Given data:
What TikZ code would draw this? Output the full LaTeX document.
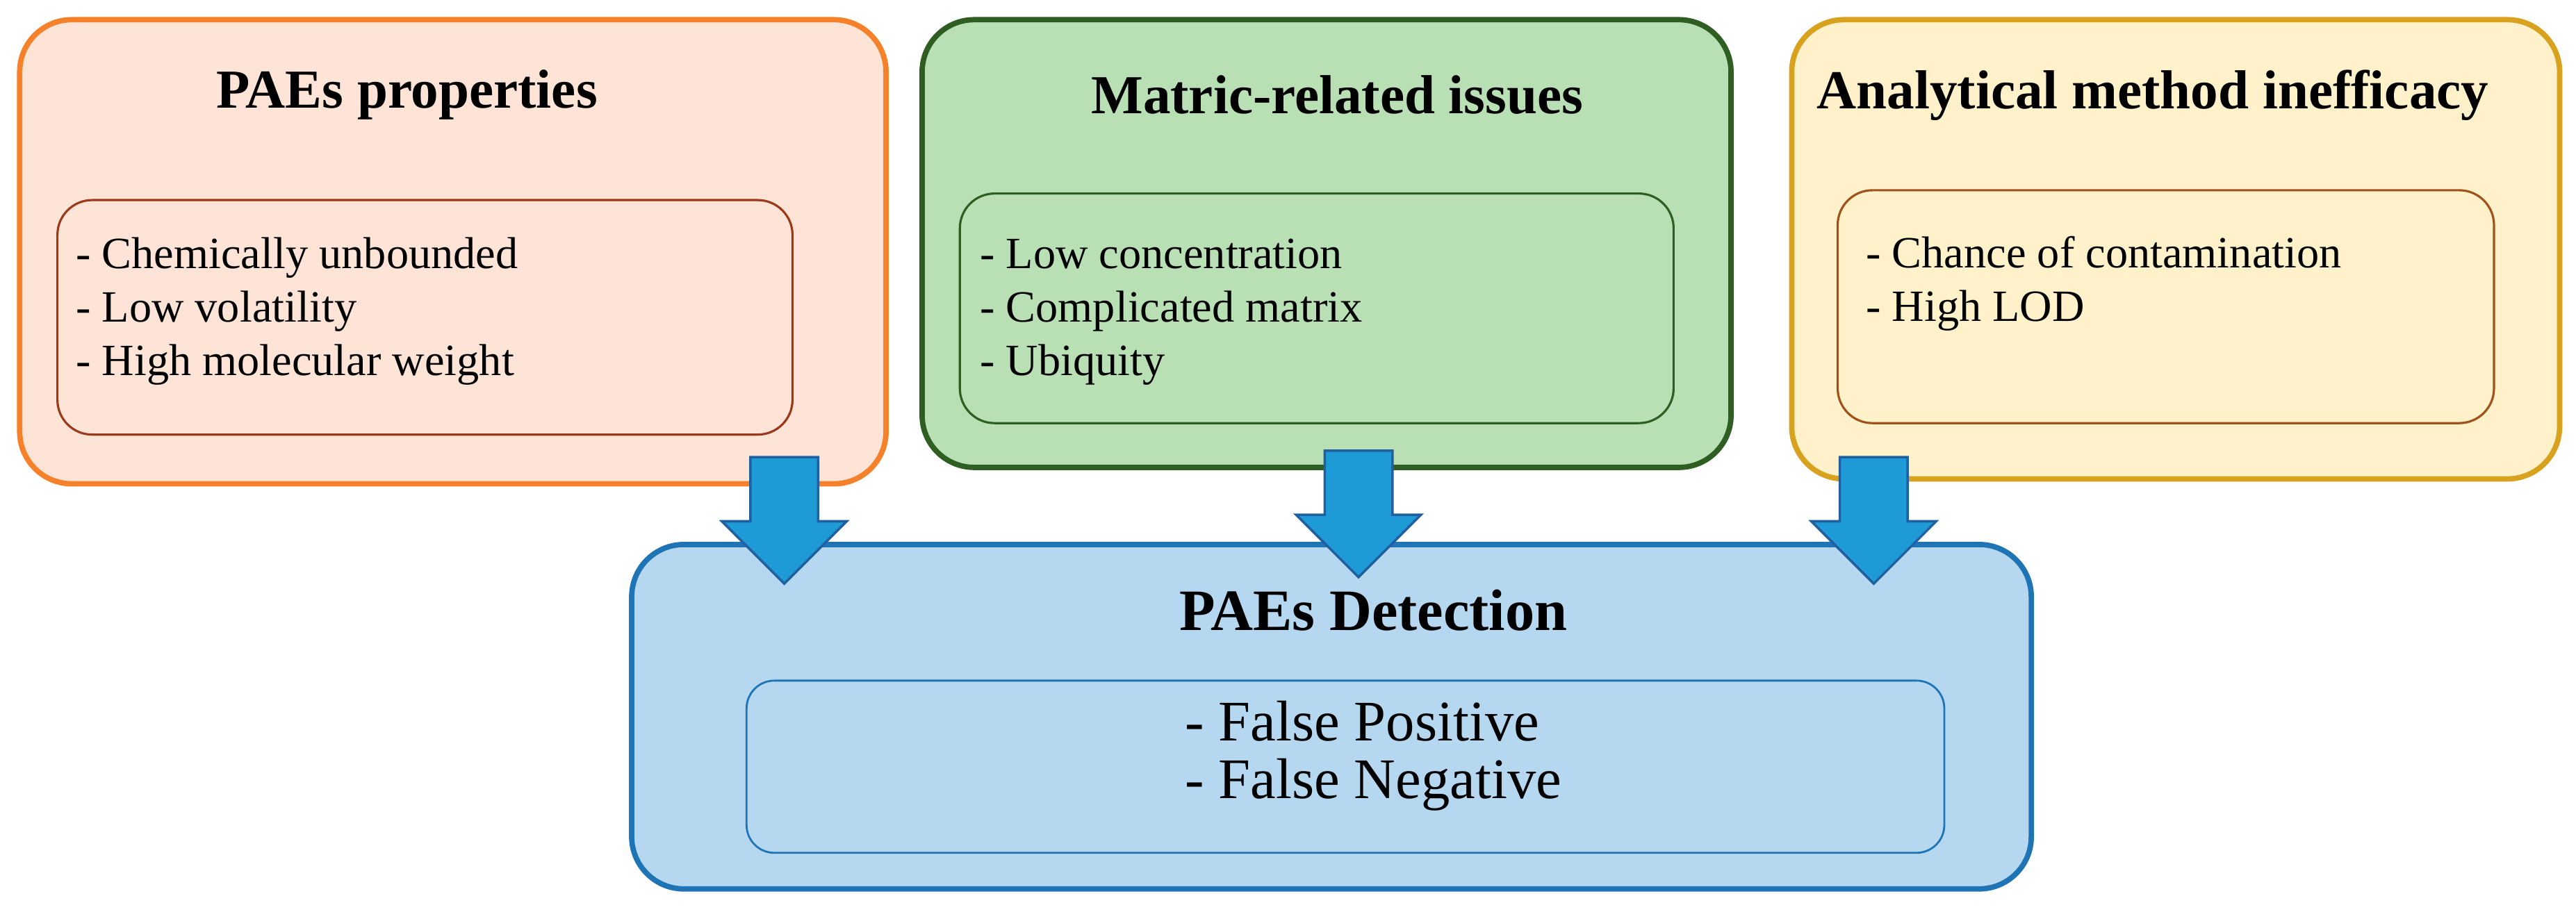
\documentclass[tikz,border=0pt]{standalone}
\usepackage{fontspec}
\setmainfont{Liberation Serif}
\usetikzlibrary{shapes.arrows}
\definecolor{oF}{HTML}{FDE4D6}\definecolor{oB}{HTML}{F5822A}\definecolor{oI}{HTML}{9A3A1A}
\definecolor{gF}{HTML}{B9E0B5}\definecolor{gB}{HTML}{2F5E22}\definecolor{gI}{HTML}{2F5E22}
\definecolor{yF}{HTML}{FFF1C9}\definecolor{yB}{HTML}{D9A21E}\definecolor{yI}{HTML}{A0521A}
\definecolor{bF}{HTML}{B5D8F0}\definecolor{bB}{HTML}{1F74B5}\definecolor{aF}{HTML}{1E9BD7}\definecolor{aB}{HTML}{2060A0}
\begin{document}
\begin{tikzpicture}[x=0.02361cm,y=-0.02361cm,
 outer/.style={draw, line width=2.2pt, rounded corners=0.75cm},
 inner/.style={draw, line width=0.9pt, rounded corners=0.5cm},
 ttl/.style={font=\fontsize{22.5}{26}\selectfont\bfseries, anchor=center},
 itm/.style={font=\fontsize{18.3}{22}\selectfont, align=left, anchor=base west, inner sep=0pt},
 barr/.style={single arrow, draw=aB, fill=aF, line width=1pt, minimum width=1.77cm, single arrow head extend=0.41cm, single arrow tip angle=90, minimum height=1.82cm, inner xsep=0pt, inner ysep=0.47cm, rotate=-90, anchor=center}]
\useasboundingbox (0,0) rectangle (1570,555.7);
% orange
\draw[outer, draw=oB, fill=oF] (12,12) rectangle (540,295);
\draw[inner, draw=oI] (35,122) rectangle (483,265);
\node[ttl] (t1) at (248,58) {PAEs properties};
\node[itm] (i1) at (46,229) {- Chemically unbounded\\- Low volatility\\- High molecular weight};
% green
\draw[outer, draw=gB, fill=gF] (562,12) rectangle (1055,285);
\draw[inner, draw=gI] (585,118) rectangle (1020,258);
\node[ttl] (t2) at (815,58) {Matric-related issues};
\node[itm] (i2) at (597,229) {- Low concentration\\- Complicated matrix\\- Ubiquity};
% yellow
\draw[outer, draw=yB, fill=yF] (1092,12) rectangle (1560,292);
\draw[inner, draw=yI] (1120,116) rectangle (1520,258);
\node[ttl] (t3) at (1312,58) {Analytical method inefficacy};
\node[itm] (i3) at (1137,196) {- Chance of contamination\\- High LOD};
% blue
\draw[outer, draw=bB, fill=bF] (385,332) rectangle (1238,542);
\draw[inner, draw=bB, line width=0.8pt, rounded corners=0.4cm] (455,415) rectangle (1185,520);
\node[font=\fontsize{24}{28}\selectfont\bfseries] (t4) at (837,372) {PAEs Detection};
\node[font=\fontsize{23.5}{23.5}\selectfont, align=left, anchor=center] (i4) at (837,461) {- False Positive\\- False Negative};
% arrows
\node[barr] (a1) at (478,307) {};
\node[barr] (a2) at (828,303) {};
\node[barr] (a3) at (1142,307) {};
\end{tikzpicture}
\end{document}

Directions for this task: Omit the pictures, and quote the material above exactly as given.

Answer to this problem:
What TikZ code would draw this? Output the full LaTeX document.
\documentclass[tikz,border=0pt]{standalone}
\usepackage{fontspec}
\setmainfont{Liberation Serif}
\usetikzlibrary{shapes.arrows}
\definecolor{oF}{HTML}{FDE4D6}\definecolor{oB}{HTML}{F5822A}\definecolor{oI}{HTML}{9A3A1A}
\definecolor{gF}{HTML}{B9E0B5}\definecolor{gB}{HTML}{2F5E22}\definecolor{gI}{HTML}{2F5E22}
\definecolor{yF}{HTML}{FFF1C9}\definecolor{yB}{HTML}{D9A21E}\definecolor{yI}{HTML}{A0521A}
\definecolor{bF}{HTML}{B5D8F0}\definecolor{bB}{HTML}{1F74B5}\definecolor{aF}{HTML}{1E9BD7}\definecolor{aB}{HTML}{2060A0}
\begin{document}
\begin{tikzpicture}[x=0.02361cm,y=-0.02361cm,
 outer/.style={draw, line width=2.2pt, rounded corners=0.75cm},
 inner/.style={draw, line width=0.9pt, rounded corners=0.5cm},
 ttl/.style={font=\fontsize{22.5}{26}\selectfont\bfseries, anchor=center},
 itm/.style={font=\fontsize{18.3}{22}\selectfont, align=left, anchor=base west, inner sep=0pt},
 barr/.style={single arrow, draw=aB, fill=aF, line width=1pt, minimum width=1.77cm, single arrow head extend=0.41cm, single arrow tip angle=90, minimum height=1.82cm, inner xsep=0pt, inner ysep=0.47cm, rotate=-90, anchor=center}]
\useasboundingbox (0,0) rectangle (1570,555.7);
% orange
\draw[outer, draw=oB, fill=oF] (12,12) rectangle (540,295);
\draw[inner, draw=oI] (35,122) rectangle (483,265);
\node[ttl] (t1) at (248,58) {PAEs properties};
\node[itm] (i1) at (46,229) {- Chemically unbounded\\- Low volatility\\- High molecular weight};
% green
\draw[outer, draw=gB, fill=gF] (562,12) rectangle (1055,285);
\draw[inner, draw=gI] (585,118) rectangle (1020,258);
\node[ttl] (t2) at (815,58) {Matric-related issues};
\node[itm] (i2) at (597,229) {- Low concentration\\- Complicated matrix\\- Ubiquity};
% yellow
\draw[outer, draw=yB, fill=yF] (1092,12) rectangle (1560,292);
\draw[inner, draw=yI] (1120,116) rectangle (1520,258);
\node[ttl] (t3) at (1312,58) {Analytical method inefficacy};
\node[itm] (i3) at (1137,196) {- Chance of contamination\\- High LOD};
% blue
\draw[outer, draw=bB, fill=bF] (385,332) rectangle (1238,542);
\draw[inner, draw=bB, line width=0.8pt, rounded corners=0.4cm] (455,415) rectangle (1185,520);
\node[font=\fontsize{24}{28}\selectfont\bfseries] (t4) at (837,372) {PAEs Detection};
\node[font=\fontsize{23.5}{23.5}\selectfont, align=left, anchor=center] (i4) at (837,461) {- False Positive\\- False Negative};
% arrows
\node[barr] (a1) at (478,307) {};
\node[barr] (a2) at (828,303) {};
\node[barr] (a3) at (1142,307) {};
\end{tikzpicture}
\end{document}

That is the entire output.